• Exercise prompt
Without the pictures, reproduce the records that follow exactly.

• Data to process

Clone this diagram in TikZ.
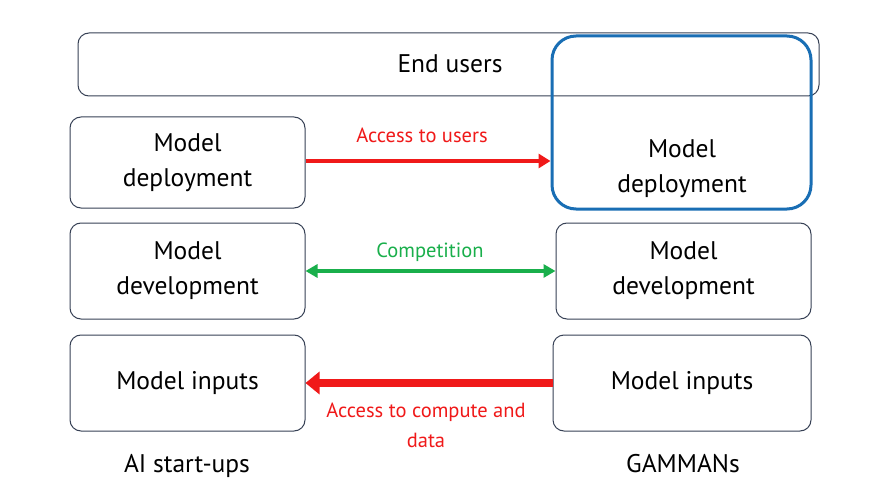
\documentclass[tikz,border=0pt]{standalone}
\usepackage{fontspec}
\setmainfont{PT Sans}
\usetikzlibrary{arrows.meta}
\definecolor{boxline}{RGB}{55,65,85}
\definecolor{hlblue}{RGB}{25,110,180}
\definecolor{arrred}{RGB}{240,25,25}
\definecolor{arrgreen}{RGB}{25,175,75}
\tikzset{
  box/.style={draw=boxline, line width=1pt, rounded corners=11pt, inner sep=0pt,
    align=center, font=\fontsize{25.5}{35}\selectfont, text=black},
  lbl/.style={font=\fontsize{20.5}{30}\selectfont, align=center, inner sep=0pt},
  captxt/.style={font=\fontsize{25.5}{35}\selectfont, inner sep=0pt},
}
\begin{document}
\begin{tikzpicture}[x=1pt,y=-1pt]
\useasboundingbox[fill=white] (0,0) rectangle (870,492);
% top box
\node[box, minimum width=741pt, minimum height=63pt] (end) at (448.5,64.5) {};
\node[captxt] (endt) at (450,64) {End users};
% left column
\node[box, minimum width=235pt, minimum height=91pt] (ldep) at (187.5,162.5) {Model\\deployment};
\node[box, minimum width=235pt, minimum height=96pt] (ldev) at (187.5,271) {Model\\development};
\node[box, minimum width=235pt, minimum height=96pt] (linp) at (187.5,383) {Model inputs};
% right column
\node[draw=hlblue, line width=3pt, rounded corners=24pt, minimum width=259pt, minimum height=173pt, inner sep=0pt] (rdep) at (681.5,122.5) {};
\node[captxt, align=center] (rdept) at (682,169) {Model\\deployment};
\node[box, minimum width=255pt, minimum height=96pt] (rdev) at (683.5,271) {Model\\development};
\node[box, minimum width=258pt, minimum height=96pt] (rinp) at (682,383) {Model inputs};
% arrows
\draw[arrred, line width=4pt, -{Triangle[length=12pt,width=14pt]}] (ldep.east |- 0,161) -- (rdep.west |- 0,161);
\node[lbl, text=arrred] (atu) at (422,135) {Access to users};
\draw[arrgreen, line width=3.5pt, {Triangle[length=12pt,width=13pt]}-{Triangle[length=12pt,width=13pt]}] (ldev.east) -- (rdev.west);
\node[lbl, text=arrgreen] (comp) at (430,252) {Competition};
\draw[arrred, line width=8pt, -{Triangle[length=14pt,width=22pt]}] (rinp.west) -- (linp.east);
\node[lbl, text=arrred] (acd) at (426,425) {Access to compute and\\data};
% captions
\node[captxt] (ai) at (187,466) {AI start-ups};
\node[captxt] (gm) at (683,464) {GAMMANs};
\end{tikzpicture}
\end{document}
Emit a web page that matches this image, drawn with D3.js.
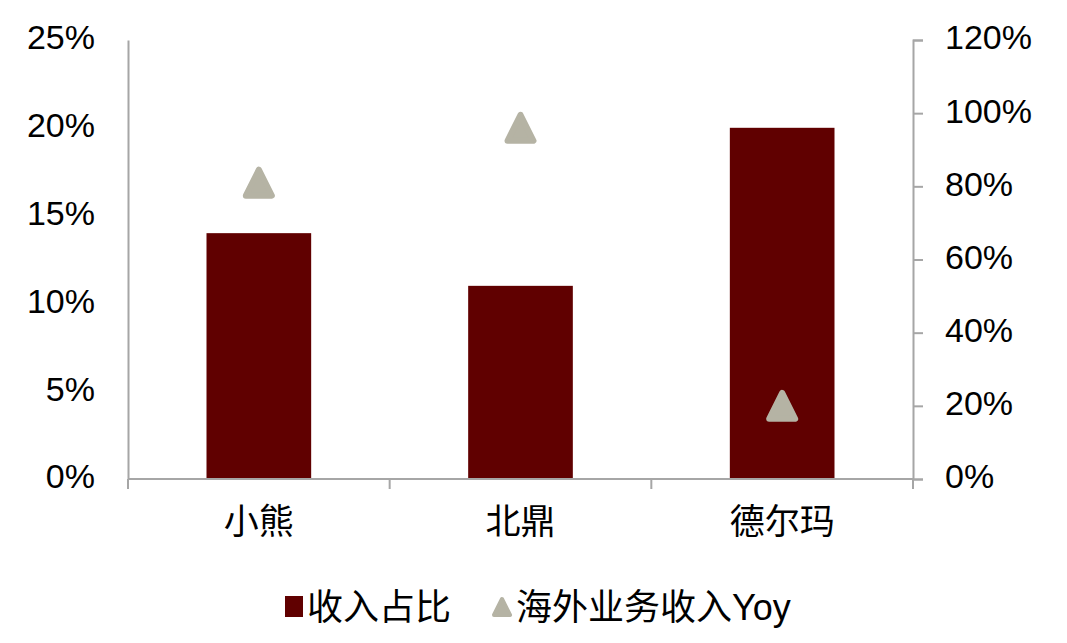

• Exercise solution
Clone this diagram in TikZ.
\documentclass[tikz,border=0pt]{standalone}
\usepackage{fontspec}
\setmainfont{PT Sans}
\usetikzlibrary{arrows.meta}
\definecolor{boxline}{RGB}{55,65,85}
\definecolor{hlblue}{RGB}{25,110,180}
\definecolor{arrred}{RGB}{240,25,25}
\definecolor{arrgreen}{RGB}{25,175,75}
\tikzset{
  box/.style={draw=boxline, line width=1pt, rounded corners=11pt, inner sep=0pt,
    align=center, font=\fontsize{25.5}{35}\selectfont, text=black},
  lbl/.style={font=\fontsize{20.5}{30}\selectfont, align=center, inner sep=0pt},
  captxt/.style={font=\fontsize{25.5}{35}\selectfont, inner sep=0pt},
}
\begin{document}
\begin{tikzpicture}[x=1pt,y=-1pt]
\useasboundingbox[fill=white] (0,0) rectangle (870,492);
% top box
\node[box, minimum width=741pt, minimum height=63pt] (end) at (448.5,64.5) {};
\node[captxt] (endt) at (450,64) {End users};
% left column
\node[box, minimum width=235pt, minimum height=91pt] (ldep) at (187.5,162.5) {Model\\deployment};
\node[box, minimum width=235pt, minimum height=96pt] (ldev) at (187.5,271) {Model\\development};
\node[box, minimum width=235pt, minimum height=96pt] (linp) at (187.5,383) {Model inputs};
% right column
\node[draw=hlblue, line width=3pt, rounded corners=24pt, minimum width=259pt, minimum height=173pt, inner sep=0pt] (rdep) at (681.5,122.5) {};
\node[captxt, align=center] (rdept) at (682,169) {Model\\deployment};
\node[box, minimum width=255pt, minimum height=96pt] (rdev) at (683.5,271) {Model\\development};
\node[box, minimum width=258pt, minimum height=96pt] (rinp) at (682,383) {Model inputs};
% arrows
\draw[arrred, line width=4pt, -{Triangle[length=12pt,width=14pt]}] (ldep.east |- 0,161) -- (rdep.west |- 0,161);
\node[lbl, text=arrred] (atu) at (422,135) {Access to users};
\draw[arrgreen, line width=3.5pt, {Triangle[length=12pt,width=13pt]}-{Triangle[length=12pt,width=13pt]}] (ldev.east) -- (rdev.west);
\node[lbl, text=arrgreen] (comp) at (430,252) {Competition};
\draw[arrred, line width=8pt, -{Triangle[length=14pt,width=22pt]}] (rinp.west) -- (linp.east);
\node[lbl, text=arrred] (acd) at (426,425) {Access to compute and\\data};
% captions
\node[captxt] (ai) at (187,466) {AI start-ups};
\node[captxt] (gm) at (683,464) {GAMMANs};
\end{tikzpicture}
\end{document}
Emit a web page that matches this image, drawn with D3.js.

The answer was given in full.